[EXERCISE GOAL] Copy out exactly the lines from the first line of the material below through the line containing "minimum width=238pt, minimum", and nothing beyond them.

[SOURCE EXCERPT]
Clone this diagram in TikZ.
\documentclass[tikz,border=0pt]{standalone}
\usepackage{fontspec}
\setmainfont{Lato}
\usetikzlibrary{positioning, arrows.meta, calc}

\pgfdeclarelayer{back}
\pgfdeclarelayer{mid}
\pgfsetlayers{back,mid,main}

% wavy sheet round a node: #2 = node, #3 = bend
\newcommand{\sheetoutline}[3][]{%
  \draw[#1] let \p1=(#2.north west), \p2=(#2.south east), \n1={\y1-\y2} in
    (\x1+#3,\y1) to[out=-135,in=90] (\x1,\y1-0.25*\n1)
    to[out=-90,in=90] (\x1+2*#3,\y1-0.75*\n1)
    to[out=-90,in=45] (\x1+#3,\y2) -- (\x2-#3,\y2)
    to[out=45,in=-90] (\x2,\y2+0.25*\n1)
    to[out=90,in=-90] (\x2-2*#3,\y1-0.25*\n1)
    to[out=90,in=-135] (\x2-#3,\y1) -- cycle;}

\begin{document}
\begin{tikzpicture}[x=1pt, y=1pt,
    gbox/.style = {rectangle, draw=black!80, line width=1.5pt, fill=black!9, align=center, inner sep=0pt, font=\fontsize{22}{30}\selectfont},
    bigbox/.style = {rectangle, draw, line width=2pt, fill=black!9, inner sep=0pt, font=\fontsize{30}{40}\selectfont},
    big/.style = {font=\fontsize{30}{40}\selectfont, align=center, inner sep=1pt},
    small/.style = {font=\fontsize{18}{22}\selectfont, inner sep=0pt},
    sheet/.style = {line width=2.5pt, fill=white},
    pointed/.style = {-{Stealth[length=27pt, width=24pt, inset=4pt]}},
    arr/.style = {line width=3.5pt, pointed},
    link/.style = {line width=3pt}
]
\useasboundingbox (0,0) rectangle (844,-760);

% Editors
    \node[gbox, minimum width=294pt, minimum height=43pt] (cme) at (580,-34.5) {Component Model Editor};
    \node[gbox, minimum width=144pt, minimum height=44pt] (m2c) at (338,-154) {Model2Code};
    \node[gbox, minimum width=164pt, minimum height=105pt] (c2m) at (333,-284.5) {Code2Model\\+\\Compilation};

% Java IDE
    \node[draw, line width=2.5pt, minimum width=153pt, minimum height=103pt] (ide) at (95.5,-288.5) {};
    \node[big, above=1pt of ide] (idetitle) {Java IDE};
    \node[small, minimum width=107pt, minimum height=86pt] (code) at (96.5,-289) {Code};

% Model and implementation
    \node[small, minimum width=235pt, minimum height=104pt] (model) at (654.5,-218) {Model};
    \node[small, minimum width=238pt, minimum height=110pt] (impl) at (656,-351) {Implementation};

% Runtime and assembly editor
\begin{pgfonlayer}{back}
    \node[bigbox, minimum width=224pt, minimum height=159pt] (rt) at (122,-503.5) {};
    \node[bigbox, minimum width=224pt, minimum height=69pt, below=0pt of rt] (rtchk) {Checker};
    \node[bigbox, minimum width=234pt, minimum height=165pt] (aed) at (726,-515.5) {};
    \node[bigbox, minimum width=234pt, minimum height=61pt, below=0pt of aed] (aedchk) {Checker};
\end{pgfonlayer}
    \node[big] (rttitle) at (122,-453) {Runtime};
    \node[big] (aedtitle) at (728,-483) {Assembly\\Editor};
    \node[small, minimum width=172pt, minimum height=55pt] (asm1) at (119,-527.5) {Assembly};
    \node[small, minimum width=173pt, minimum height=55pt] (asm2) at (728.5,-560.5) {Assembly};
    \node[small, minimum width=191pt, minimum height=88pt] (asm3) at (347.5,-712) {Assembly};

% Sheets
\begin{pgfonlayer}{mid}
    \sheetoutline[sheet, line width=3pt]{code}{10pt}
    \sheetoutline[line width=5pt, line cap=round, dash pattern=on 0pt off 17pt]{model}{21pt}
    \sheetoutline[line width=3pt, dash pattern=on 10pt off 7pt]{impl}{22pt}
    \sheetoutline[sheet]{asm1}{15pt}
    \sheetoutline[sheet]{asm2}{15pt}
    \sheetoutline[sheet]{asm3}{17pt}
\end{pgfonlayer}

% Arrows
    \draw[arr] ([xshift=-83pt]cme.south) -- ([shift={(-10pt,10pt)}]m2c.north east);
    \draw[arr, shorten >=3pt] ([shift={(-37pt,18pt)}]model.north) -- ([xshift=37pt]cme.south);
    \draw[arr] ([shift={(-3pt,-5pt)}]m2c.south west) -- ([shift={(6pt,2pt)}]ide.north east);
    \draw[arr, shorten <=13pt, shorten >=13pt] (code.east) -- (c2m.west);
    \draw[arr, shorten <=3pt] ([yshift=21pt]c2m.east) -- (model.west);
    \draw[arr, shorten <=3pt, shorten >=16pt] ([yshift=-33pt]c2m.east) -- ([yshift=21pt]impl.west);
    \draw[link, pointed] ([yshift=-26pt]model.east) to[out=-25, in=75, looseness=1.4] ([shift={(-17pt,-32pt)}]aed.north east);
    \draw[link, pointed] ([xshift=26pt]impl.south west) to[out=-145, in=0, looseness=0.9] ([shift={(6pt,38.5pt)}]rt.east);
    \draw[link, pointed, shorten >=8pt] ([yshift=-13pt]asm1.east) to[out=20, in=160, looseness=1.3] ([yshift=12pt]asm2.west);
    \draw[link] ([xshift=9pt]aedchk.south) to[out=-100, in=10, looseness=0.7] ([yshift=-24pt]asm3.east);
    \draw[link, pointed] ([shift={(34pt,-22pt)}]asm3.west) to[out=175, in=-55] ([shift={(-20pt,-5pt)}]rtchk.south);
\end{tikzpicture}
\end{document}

[RESULT OF THIS EXERCISE]
Clone this diagram in TikZ.
\documentclass[tikz,border=0pt]{standalone}
\usepackage{fontspec}
\setmainfont{Lato}
\usetikzlibrary{positioning, arrows.meta, calc}

\pgfdeclarelayer{back}
\pgfdeclarelayer{mid}
\pgfsetlayers{back,mid,main}

% wavy sheet round a node: #2 = node, #3 = bend
\newcommand{\sheetoutline}[3][]{%
  \draw[#1] let \p1=(#2.north west), \p2=(#2.south east), \n1={\y1-\y2} in
    (\x1+#3,\y1) to[out=-135,in=90] (\x1,\y1-0.25*\n1)
    to[out=-90,in=90] (\x1+2*#3,\y1-0.75*\n1)
    to[out=-90,in=45] (\x1+#3,\y2) -- (\x2-#3,\y2)
    to[out=45,in=-90] (\x2,\y2+0.25*\n1)
    to[out=90,in=-90] (\x2-2*#3,\y1-0.25*\n1)
    to[out=90,in=-135] (\x2-#3,\y1) -- cycle;}

\begin{document}
\begin{tikzpicture}[x=1pt, y=1pt,
    gbox/.style = {rectangle, draw=black!80, line width=1.5pt, fill=black!9, align=center, inner sep=0pt, font=\fontsize{22}{30}\selectfont},
    bigbox/.style = {rectangle, draw, line width=2pt, fill=black!9, inner sep=0pt, font=\fontsize{30}{40}\selectfont},
    big/.style = {font=\fontsize{30}{40}\selectfont, align=center, inner sep=1pt},
    small/.style = {font=\fontsize{18}{22}\selectfont, inner sep=0pt},
    sheet/.style = {line width=2.5pt, fill=white},
    pointed/.style = {-{Stealth[length=27pt, width=24pt, inset=4pt]}},
    arr/.style = {line width=3.5pt, pointed},
    link/.style = {line width=3pt}
]
\useasboundingbox (0,0) rectangle (844,-760);

% Editors
    \node[gbox, minimum width=294pt, minimum height=43pt] (cme) at (580,-34.5) {Component Model Editor};
    \node[gbox, minimum width=144pt, minimum height=44pt] (m2c) at (338,-154) {Model2Code};
    \node[gbox, minimum width=164pt, minimum height=105pt] (c2m) at (333,-284.5) {Code2Model\\+\\Compilation};

% Java IDE
    \node[draw, line width=2.5pt, minimum width=153pt, minimum height=103pt] (ide) at (95.5,-288.5) {};
    \node[big, above=1pt of ide] (idetitle) {Java IDE};
    \node[small, minimum width=107pt, minimum height=86pt] (code) at (96.5,-289) {Code};

% Model and implementation
    \node[small, minimum width=235pt, minimum height=104pt] (model) at (654.5,-218) {Model};
    \node[small, minimum width=238pt, minimum height=110pt] (impl) at (656,-351) {Implementation};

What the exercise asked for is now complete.